We have set up a Varnish cache in front of the application to serve as a reverse proxy. All requests that are already cached in Varnish are answered directly by it. This is a simple lookup done by the highly performance optimised Varnish system, making the process extremely efficient. These requests take only a few milliseconds to be answered.

Metrics

According to the Varnish monitoring, request frequency over 24 hours looks like this:

Requests per minute in the Varnish Admin Console. During the day, they range from 40k to 100k requests/min, but at night, they drop to low numbers.

This screenshot was taken on a typical day, with nothing unusual going on. During the day, Varnish is serving 40'000 to 100'000 requests per minute, with peaks going even higher. At night, activity drops to much lower rates.

About ⅔ of all requests are cache hits in Varnish. The hit ratio is particularly high during high load. This takes away a lot of load from the backend application.

Cache hits and misses per minute reported by the Varnish Admin Console.

This activity also leads to considerable bandwidth consumption:

Bandwidth usage is about 5M - 40M / minute, with peaks reaching 100M.

Getting the most out of caching

All requests to M-API need to be authenticated. To achieve a high cache hit rate, we use the "user context" pattern to cache by groups of API consumers with the same permissions rather than per authenticated user. Read more about this pattern in Going Crazy with Caching - HTTP Caching and Logged in Users.

We also configure Varnish to clean up the query parameters and Accept-Language header to increase the cache hit rate further.

Because the application is aware when data is changed, we configure a high cache lifetime, and allow the application to actively invalidate the cache as needed.
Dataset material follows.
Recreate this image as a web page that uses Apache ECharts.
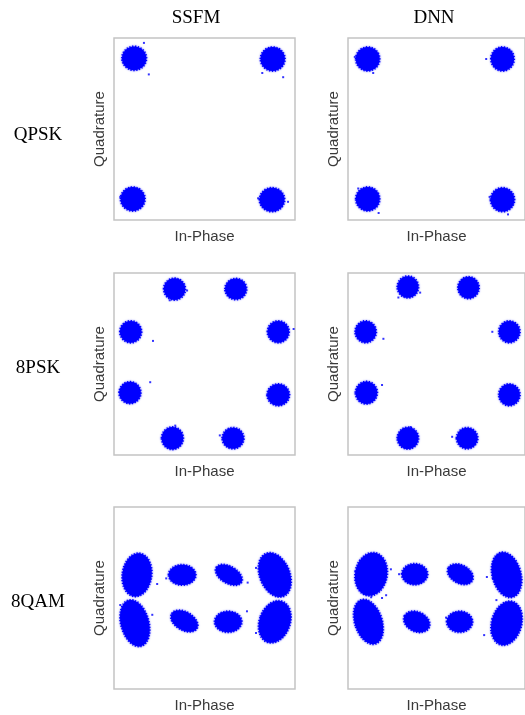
<!DOCTYPE html>
<html>
<head>
<meta charset="utf-8">
<script src="https://cdn.jsdelivr.net/npm/echarts@6/dist/echarts.min.js"></script>
<style>
html,body{margin:0;padding:0;background:#fff;}
#chart{width:525px;height:715px;}
</style>
</head>
<body>
<div id="chart"></div>
<script>
// Column and row labels
const columnTitles = ['SSFM', 'DNN'];
const rowTitles = ['QPSK', '8PSK', '8QAM'];
const axisNameI = 'In-Phase';
const axisNameQ = 'Quadrature';

// ---- QPSK (cluster centres, spreads (half-width/half-height), tilt in degrees) ----
const qpskSsfmI = [-1.01, 0.98, -1.03, 0.97];
const qpskSsfmQ = [1.01, 1.00, -1.00, -1.01];
const qpskSsfmSpreadI = [0.175, 0.175, 0.175, 0.18];
const qpskSsfmSpreadQ = [0.17, 0.17, 0.17, 0.17];
const qpskSsfmTilt = [0, 0, 0, 0];
const qpskSsfmStrayI = [-0.87, 1.13, 0.83, -1.21, 0.77, 1.20, -0.80];
const qpskSsfmStrayQ = [1.23, 0.74, 0.80, -0.97, -0.99, -1.04, 0.78];

const qpskDnnI = [-1.01, 0.97, -1.01, 0.97];
const qpskDnnQ = [1.00, 1.00, -1.00, -1.01];
const qpskDnnSpreadI = [0.175, 0.17, 0.175, 0.175];
const qpskDnnSpreadQ = [0.17, 0.17, 0.17, 0.17];
const qpskDnnTilt = [0, 0, 0, 0];
const qpskDnnStrayI = [-1.20, -0.93, 0.73, 0.78, 1.05, -1.15, -0.85];
const qpskDnnStrayQ = [1.03, 0.80, 1.00, -0.97, -1.22, -0.85, -1.20];

// ---- 8PSK ----
const psk8SsfmI = [-0.43, 0.45, -1.06, 1.06, -1.07, 1.06, -0.46, 0.41];
const psk8SsfmQ = [1.07, 1.07, 0.46, 0.46, -0.41, -0.44, -1.06, -1.06];
const psk8SsfmSpreadI = [0.155, 0.155, 0.155, 0.155, 0.155, 0.16, 0.155, 0.155];
const psk8SsfmSpreadQ = [0.155, 0.15, 0.155, 0.155, 0.155, 0.155, 0.16, 0.15];
const psk8SsfmTilt = [0, 0, 0, 0, 0, 0, 0, 0];
const psk8SsfmStrayI = [-0.25, -0.74, -0.78, 1.28, -0.42, 0.22, -0.50];
const psk8SsfmStrayQ = [1.05, 0.33, -0.26, 0.50, -0.88, -1.02, 0.91];

const psk8DnnI = [-0.42, 0.47, -1.04, 1.07, -1.03, 1.07, -0.42, 0.45];
const psk8DnnQ = [1.10, 1.09, 0.46, 0.46, -0.41, -0.44, -1.06, -1.06];
const psk8DnnSpreadI = [0.155, 0.155, 0.155, 0.155, 0.16, 0.155, 0.155, 0.155];
const psk8DnnSpreadQ = [0.155, 0.155, 0.155, 0.155, 0.16, 0.155, 0.155, 0.15];
const psk8DnnTilt = [0, 0, 0, 0, 0, 0, 0, 0];
const psk8DnnStrayI = [-0.24, -0.78, -0.80, 0.82, -0.38, 0.23, -0.56];
const psk8DnnStrayQ = [1.02, 0.36, -0.30, 0.46, -0.90, -1.04, 0.95];

// ---- 8QAM ----
const qam8SsfmI = [-0.97, -1.00, -0.32, 0.35, -0.29, 0.34, 1.01, 1.01];
const qam8SsfmQ = [0.33, -0.36, 0.33, 0.33, -0.33, -0.34, 0.33, -0.34];
const qam8SsfmSpreadI = [0.21, 0.20, 0.195, 0.21, 0.21, 0.195, 0.215, 0.22];
const qam8SsfmSpreadQ = [0.31, 0.34, 0.145, 0.12, 0.13, 0.15, 0.33, 0.31];
const qam8SsfmTilt = [-8, 15, 0, -30, -30, 0, 22, -20];
const qam8SsfmStrayI = [0.61, 0.74, -0.75, -1.21, -0.68, 0.30, -0.55, 0.62, -0.45, 0.74];
const qam8SsfmStrayQ = [-0.19, 0.43, -0.24, -0.10, 0.20, -0.22, 0.28, 0.22, -0.22, -0.50];

const qam8DnnI = [-0.96, -1.00, -0.32, 0.35, -0.29, 0.34, 1.03, 1.03];
const qam8DnnQ = [0.34, -0.34, 0.34, 0.34, -0.34, -0.34, 0.33, -0.36];
const qam8DnnSpreadI = [0.235, 0.20, 0.19, 0.20, 0.20, 0.19, 0.21, 0.22];
const qam8DnnSpreadQ = [0.31, 0.33, 0.15, 0.13, 0.14, 0.15, 0.33, 0.32];
const qam8DnnTilt = [-10, 18, 0, -28, -25, 0, 15, -15];
const qam8DnnStrayI = [-0.80, -0.74, -0.67, 0.70, 0.74, -0.96, 0.88, 0.81, 0.14, -0.55];
const qam8DnnStrayQ = [0.00, 0.04, 0.41, -0.53, 0.30, 0.01, -0.03, -0.50, -0.28, 0.34];

const panels = [
  [qpskSsfmI, qpskSsfmQ, qpskSsfmSpreadI, qpskSsfmSpreadQ, qpskSsfmTilt, qpskSsfmStrayI, qpskSsfmStrayQ],
  [qpskDnnI, qpskDnnQ, qpskDnnSpreadI, qpskDnnSpreadQ, qpskDnnTilt, qpskDnnStrayI, qpskDnnStrayQ],
  [psk8SsfmI, psk8SsfmQ, psk8SsfmSpreadI, psk8SsfmSpreadQ, psk8SsfmTilt, psk8SsfmStrayI, psk8SsfmStrayQ],
  [psk8DnnI, psk8DnnQ, psk8DnnSpreadI, psk8DnnSpreadQ, psk8DnnTilt, psk8DnnStrayI, psk8DnnStrayQ],
  [qam8SsfmI, qam8SsfmQ, qam8SsfmSpreadI, qam8SsfmSpreadQ, qam8SsfmTilt, qam8SsfmStrayI, qam8SsfmStrayQ],
  [qam8DnnI, qam8DnnQ, qam8DnnSpreadI, qam8DnnSpreadQ, qam8DnnTilt, qam8DnnStrayI, qam8DnnStrayQ]
];

// ---- layout ----
const colLeft = [114, 348];
const rowTop = [38, 273, 507];
const boxW = 181, boxH = 182;
const axisMin = -1.3, axisMax = 1.3;
const blue = '#0000ff';

const grids = [], xAxes = [], yAxes = [], series = [];
panels.forEach((p, k) => {
  const r = Math.floor(k / 2), c = k % 2;
  grids.push({
    left: colLeft[c], top: rowTop[r], width: boxW, height: boxH,
    show: true, borderColor: '#c4c4c4', borderWidth: 1.5, backgroundColor: '#fff'
  });
  xAxes.push({
    gridIndex: k, type: 'value', min: axisMin, max: axisMax,
    axisLine: { show: false }, axisTick: { show: false }, axisLabel: { show: false }, splitLine: { show: false },
    name: axisNameI, nameLocation: 'middle', nameGap: 9,
    nameTextStyle: { fontFamily: 'Liberation Sans', fontSize: 15, color: '#3a3a3a', verticalAlign: 'top' }
  });
  yAxes.push({
    gridIndex: k, type: 'value', min: axisMin, max: axisMax,
    axisLine: { show: false }, axisTick: { show: false }, axisLabel: { show: false }, splitLine: { show: false },
    name: axisNameQ, nameLocation: 'middle', nameGap: 7,
    nameTextStyle: { fontFamily: 'Liberation Sans', fontSize: 15, color: '#3a3a3a', verticalAlign: 'bottom' }
  });
  const clusterData = p[0].map((v, i) => [v, p[1][i], p[2][i], p[3][i], p[4][i]]);
  series.push({
    type: 'custom', xAxisIndex: k, yAxisIndex: k, silent: true, clip: true,
    data: clusterData,
    renderItem: function (params, api) {
      const ctr = api.coord([api.value(0), api.value(1)]);
      const sz = api.size([api.value(2), api.value(3)]);
      return {
        type: 'ellipse',
        x: ctr[0], y: ctr[1],
        rotation: api.value(4) * Math.PI / 180,
        shape: { cx: 0, cy: 0, rx: sz[0], ry: sz[1] },
        style: { fill: blue, stroke: blue, lineWidth: 2, lineDash: [1.2, 1.6],
                 shadowBlur: 2, shadowColor: 'rgba(0,0,255,0.6)' }
      };
    }
  });
  series.push({
    type: 'scatter', xAxisIndex: k, yAxisIndex: k, silent: true,
    symbol: 'rect', symbolSize: 2,
    itemStyle: { color: blue },
    data: p[5].map((v, i) => [v, p[6][i]])
  });
});

const graphics = [];
const titleX = [196, 434];
columnTitles.forEach((t, i) => graphics.push({
  type: 'text', x: titleX[i], y: 18,
  style: { text: t, font: '19px "Liberation Serif"', fill: '#000', textAlign: 'center', textVerticalAlign: 'middle' }
}));
const rowY = [135, 368, 602];
rowTitles.forEach((t, i) => graphics.push({
  type: 'text', x: 38, y: rowY[i],
  style: { text: t, font: '19px "Liberation Serif"', fill: '#000', textAlign: 'center', textVerticalAlign: 'middle' }
}));

const chart = echarts.init(document.getElementById('chart'), null, { renderer: 'canvas' });
chart.setOption({
  animation: false,
  backgroundColor: '#fff',
  grid: grids, xAxis: xAxes, yAxis: yAxes, series: series,
  graphic: graphics
});
</script>
</body>
</html>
We use the xkey mechanism of Varnish to tag all responses and invalidate them by tag.

Many of the search results are lists of products, such as those from free text searches or category browsing. When data changes, the ordering of search results may also change. As we use paging, xkey alone is not sufficient. A change affects not only the page that previously included the product but also all subsequent pages. We would have to invalidate all lists whenever any product changes, which would render the cache pointless.
Instead, we use edge side includes (ESI). The list responses only include ESI instructions to reference the actual products to be included in the list, but not the data. This makes list generation very efficient, allowing us to use a low cache lifetime for them. Varnish interprets the ESI to fetch the individual products and assemble the result for the client. The product subrequests are cached for a long time and tagged with the product ID, and thus can be invalidated. This ensures that even if the list response is cached, the items in the list are updated immediately.
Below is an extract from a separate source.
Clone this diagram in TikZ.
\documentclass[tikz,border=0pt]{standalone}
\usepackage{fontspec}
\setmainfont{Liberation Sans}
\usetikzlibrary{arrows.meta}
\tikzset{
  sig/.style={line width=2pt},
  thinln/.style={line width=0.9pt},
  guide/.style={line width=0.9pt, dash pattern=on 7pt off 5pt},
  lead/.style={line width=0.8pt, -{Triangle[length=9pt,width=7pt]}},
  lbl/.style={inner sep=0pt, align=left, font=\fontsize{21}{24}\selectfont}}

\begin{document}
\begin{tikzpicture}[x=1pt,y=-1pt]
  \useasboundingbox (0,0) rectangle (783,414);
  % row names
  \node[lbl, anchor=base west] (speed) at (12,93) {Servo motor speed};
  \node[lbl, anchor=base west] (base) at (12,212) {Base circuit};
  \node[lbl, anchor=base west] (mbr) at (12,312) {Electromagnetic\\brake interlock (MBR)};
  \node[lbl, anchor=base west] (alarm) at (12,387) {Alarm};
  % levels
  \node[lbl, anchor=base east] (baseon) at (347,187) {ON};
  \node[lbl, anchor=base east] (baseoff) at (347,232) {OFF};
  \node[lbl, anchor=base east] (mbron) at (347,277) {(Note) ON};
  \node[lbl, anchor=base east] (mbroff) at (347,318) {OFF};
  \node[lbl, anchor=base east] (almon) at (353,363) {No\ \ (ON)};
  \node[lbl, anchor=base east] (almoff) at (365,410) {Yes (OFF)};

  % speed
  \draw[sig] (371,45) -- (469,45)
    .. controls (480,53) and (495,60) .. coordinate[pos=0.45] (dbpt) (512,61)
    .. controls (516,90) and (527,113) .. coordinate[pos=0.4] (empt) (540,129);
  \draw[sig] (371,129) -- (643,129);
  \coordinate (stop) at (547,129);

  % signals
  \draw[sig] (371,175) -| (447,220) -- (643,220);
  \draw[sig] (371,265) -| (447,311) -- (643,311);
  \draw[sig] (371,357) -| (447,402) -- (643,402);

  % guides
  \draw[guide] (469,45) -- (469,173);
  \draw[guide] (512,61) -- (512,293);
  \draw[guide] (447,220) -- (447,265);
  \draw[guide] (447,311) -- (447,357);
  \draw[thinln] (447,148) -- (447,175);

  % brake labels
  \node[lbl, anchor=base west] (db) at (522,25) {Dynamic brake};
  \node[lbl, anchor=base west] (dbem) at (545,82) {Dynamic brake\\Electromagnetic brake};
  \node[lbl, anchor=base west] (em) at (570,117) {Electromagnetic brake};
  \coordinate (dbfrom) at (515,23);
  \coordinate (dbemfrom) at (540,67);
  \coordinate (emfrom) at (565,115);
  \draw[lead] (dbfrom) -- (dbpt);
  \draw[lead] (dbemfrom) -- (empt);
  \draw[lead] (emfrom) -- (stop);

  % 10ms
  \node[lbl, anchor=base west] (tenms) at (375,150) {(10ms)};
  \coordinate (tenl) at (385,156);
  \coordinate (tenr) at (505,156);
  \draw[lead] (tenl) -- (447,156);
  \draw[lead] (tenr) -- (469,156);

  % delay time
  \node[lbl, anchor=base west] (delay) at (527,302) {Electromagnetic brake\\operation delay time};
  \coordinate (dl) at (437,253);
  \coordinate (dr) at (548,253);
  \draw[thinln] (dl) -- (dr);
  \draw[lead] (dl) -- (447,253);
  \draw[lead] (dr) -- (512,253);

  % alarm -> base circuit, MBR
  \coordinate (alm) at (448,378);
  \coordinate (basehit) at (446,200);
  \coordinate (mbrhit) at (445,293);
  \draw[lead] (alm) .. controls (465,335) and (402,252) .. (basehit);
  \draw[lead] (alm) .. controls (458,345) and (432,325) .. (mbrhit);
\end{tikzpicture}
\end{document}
We also configured the "grace" behaviour, where Varnish is allowed to serve stale content if the backend application is not responding. In most M-API use cases, slightly outdated information is better than no response.

Server Application

Not everything can be handled by HTTP caching. For requests that can not be cached or when a response has not been cached yet, the backend response time is crucial. Modern PHP, and particularly the Symfony framework we used, is optimised for quick response times.

PHP is by design well suited for stateless applications. In M-API, each request is fully independent, allowing easy horizontal scaling. Our cloud setup monitors application load, automatically spinning up more instances when demand is high and shutting down instances when load is low.
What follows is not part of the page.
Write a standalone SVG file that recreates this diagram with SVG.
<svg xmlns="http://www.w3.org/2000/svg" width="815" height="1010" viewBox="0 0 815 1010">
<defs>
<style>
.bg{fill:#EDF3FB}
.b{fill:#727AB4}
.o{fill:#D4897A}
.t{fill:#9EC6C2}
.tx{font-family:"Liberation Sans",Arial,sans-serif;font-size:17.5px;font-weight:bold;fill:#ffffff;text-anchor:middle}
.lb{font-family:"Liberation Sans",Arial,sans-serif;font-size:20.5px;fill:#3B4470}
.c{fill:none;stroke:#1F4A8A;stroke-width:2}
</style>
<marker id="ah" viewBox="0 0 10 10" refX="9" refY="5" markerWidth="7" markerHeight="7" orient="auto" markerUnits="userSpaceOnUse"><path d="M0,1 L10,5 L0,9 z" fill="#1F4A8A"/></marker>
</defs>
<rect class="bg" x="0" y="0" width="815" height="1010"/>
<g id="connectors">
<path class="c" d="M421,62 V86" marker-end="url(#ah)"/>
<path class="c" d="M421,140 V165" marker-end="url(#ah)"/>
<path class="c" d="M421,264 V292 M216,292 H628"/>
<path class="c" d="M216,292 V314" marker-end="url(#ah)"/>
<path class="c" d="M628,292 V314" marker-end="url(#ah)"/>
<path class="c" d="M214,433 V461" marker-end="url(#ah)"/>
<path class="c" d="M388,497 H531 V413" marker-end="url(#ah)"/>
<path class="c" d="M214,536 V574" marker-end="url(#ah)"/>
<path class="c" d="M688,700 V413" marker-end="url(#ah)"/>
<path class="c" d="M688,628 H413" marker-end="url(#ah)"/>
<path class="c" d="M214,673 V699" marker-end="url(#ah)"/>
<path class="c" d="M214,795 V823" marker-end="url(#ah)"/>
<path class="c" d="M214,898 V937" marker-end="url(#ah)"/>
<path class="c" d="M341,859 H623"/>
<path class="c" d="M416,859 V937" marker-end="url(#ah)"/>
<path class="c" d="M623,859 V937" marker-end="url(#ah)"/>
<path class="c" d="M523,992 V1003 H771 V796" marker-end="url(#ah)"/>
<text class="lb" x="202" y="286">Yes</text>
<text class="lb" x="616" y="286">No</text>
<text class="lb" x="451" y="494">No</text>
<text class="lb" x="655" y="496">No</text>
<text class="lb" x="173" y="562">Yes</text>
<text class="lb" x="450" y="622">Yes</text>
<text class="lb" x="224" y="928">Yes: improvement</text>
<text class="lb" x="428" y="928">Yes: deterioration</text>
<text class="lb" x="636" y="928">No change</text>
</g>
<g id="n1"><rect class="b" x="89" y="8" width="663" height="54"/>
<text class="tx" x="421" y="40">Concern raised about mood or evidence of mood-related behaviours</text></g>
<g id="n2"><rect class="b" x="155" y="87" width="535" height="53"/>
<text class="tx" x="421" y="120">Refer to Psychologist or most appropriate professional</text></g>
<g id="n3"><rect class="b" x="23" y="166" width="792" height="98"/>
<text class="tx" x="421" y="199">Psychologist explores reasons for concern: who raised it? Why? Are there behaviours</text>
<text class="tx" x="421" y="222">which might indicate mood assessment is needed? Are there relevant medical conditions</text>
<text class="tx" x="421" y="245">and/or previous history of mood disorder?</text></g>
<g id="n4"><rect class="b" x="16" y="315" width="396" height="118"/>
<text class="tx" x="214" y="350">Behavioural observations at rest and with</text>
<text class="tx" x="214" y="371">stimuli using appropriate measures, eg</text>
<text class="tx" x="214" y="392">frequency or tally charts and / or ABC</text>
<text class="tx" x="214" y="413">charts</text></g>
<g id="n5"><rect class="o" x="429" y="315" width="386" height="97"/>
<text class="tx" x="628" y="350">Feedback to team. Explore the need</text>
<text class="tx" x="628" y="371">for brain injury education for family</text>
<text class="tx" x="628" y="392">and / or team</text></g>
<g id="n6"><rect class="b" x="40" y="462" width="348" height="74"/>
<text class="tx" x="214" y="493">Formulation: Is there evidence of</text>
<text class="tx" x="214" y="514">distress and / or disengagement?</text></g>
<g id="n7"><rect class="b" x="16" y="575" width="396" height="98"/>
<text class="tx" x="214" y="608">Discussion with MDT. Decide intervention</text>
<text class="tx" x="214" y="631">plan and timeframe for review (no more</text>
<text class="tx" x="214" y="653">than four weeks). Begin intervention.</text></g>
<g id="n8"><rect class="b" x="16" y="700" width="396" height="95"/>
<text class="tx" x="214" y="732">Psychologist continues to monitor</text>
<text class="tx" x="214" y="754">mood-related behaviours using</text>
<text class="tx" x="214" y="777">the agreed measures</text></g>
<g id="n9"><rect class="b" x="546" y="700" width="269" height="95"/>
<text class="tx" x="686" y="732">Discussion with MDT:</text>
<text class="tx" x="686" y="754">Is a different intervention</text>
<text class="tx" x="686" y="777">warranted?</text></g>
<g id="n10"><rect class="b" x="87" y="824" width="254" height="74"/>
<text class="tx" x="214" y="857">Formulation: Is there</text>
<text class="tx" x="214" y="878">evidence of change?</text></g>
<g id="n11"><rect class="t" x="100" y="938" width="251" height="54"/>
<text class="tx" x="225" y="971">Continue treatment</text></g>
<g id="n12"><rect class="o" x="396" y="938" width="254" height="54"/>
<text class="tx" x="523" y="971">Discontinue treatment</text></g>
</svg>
To optimise response times, we used a profiler to identify the bottlenecks and verify that the changes actually led to improvements. We identified data that we stored in an application cache (Redis) to reduce queries to MySQL. After that, a significant part of the processing time was spent converting objects to JSON. We explored different options to speed up this process, and ultimately built a solution that was magnitudes faster. Read more about that in this blog post.

With these measures, we achieved response times of around 50 milliseconds for product responses. A single product can contain several hundred KB to over a MB of JSON data.